Queue monitor: The GET /api/queue endpoint (and the Queue tab in the UI) shows live queue state — which conversations are processing or waiting and their positions.
Rogo Docs (Enterprise Documents)

The Rogo Docs tools (rogo_list_docs and rogo_read_doc) give the model access to files in a designated directory on the server. This is the primary way to feed frequently-updated enterprise documents — policies, onboarding guides, runbooks, product specs — to the model without redeploying.

Directory
Files live in ./rogodocs/ next to the running JAR, or at a custom path set via the ROGO_DOCS_DIR environment variable.
Live reload
Drop a new file into rogodocs/ and it is immediately visible to rogo_list_docs. No restart needed.
Flow
The model calls rogo_list_docs to discover what is available, then rogo_read_doc with the exact filename to read the content. The two-step design lets the model decide which document is relevant.

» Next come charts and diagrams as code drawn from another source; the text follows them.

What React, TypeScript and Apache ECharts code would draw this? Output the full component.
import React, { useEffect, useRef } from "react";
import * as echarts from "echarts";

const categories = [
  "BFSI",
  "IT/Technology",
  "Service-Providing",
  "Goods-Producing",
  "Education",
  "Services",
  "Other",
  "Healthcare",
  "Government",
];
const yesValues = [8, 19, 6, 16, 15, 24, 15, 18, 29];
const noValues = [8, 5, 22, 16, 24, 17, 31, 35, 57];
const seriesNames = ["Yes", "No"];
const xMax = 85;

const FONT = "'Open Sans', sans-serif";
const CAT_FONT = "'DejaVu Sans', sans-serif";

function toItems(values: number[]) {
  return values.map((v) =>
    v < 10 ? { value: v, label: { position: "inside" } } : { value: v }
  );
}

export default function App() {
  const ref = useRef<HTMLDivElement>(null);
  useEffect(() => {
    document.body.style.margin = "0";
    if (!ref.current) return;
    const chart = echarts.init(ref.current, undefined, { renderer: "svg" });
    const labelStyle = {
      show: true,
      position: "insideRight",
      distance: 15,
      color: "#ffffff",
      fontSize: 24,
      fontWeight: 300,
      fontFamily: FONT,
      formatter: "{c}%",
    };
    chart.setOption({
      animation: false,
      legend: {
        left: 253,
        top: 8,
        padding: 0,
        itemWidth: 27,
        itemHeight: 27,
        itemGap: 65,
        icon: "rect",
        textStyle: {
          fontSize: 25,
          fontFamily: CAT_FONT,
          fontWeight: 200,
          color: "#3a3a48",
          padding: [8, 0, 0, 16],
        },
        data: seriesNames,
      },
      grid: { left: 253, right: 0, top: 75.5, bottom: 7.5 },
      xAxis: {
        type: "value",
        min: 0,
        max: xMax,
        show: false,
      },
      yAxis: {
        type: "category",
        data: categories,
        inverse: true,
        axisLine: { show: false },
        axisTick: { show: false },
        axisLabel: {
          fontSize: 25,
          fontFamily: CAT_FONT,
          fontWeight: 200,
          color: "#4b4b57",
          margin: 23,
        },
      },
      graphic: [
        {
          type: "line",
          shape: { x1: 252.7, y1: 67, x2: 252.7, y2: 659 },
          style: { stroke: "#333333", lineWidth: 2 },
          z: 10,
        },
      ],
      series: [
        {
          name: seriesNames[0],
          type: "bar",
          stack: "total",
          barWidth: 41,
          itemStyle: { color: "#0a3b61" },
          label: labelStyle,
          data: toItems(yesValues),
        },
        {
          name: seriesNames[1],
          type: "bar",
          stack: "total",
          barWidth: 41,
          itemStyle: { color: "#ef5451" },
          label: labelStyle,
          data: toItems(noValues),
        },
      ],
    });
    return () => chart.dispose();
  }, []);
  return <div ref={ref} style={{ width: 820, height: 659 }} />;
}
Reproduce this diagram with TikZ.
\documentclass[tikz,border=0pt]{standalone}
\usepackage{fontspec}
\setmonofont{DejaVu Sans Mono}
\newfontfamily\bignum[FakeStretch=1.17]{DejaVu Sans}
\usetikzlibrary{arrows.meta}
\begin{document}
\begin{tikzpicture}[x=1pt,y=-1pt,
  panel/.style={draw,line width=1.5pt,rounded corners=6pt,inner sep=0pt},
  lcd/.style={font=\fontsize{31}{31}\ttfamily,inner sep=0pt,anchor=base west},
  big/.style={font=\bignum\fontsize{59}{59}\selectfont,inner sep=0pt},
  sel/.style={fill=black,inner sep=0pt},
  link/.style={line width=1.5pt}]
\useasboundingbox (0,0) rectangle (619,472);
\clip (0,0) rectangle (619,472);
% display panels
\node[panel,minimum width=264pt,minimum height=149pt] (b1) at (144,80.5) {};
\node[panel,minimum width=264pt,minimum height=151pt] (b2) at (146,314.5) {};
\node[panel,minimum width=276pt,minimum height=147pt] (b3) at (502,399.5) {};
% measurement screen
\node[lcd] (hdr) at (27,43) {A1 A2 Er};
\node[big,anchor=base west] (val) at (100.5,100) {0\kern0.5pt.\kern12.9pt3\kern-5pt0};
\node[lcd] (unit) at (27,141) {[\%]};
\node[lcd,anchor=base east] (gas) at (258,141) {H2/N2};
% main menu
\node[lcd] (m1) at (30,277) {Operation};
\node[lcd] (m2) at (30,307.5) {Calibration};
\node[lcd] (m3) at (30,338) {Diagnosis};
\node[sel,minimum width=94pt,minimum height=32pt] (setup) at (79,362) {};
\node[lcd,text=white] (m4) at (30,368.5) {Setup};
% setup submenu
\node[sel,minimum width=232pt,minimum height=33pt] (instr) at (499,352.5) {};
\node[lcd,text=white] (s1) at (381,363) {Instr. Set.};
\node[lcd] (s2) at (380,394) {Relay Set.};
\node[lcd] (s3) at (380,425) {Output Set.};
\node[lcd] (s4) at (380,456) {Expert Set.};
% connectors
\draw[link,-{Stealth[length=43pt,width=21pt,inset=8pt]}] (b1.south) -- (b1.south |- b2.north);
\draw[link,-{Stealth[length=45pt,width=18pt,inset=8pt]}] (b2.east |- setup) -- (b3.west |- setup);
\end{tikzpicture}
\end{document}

Supported formats: Any plain-text file — .md, .txt, .json, .yaml, .csv, etc. Binary files (PDFs, images) are listed but their content will not be readable as text.
⚠ Security: Only bind rogo_list_docs and rogo_read_doc to conversations that should have access to these documents. Path traversal is prevented server-side, but any file placed in rogodocs/ is accessible to any conversation with these tools bound.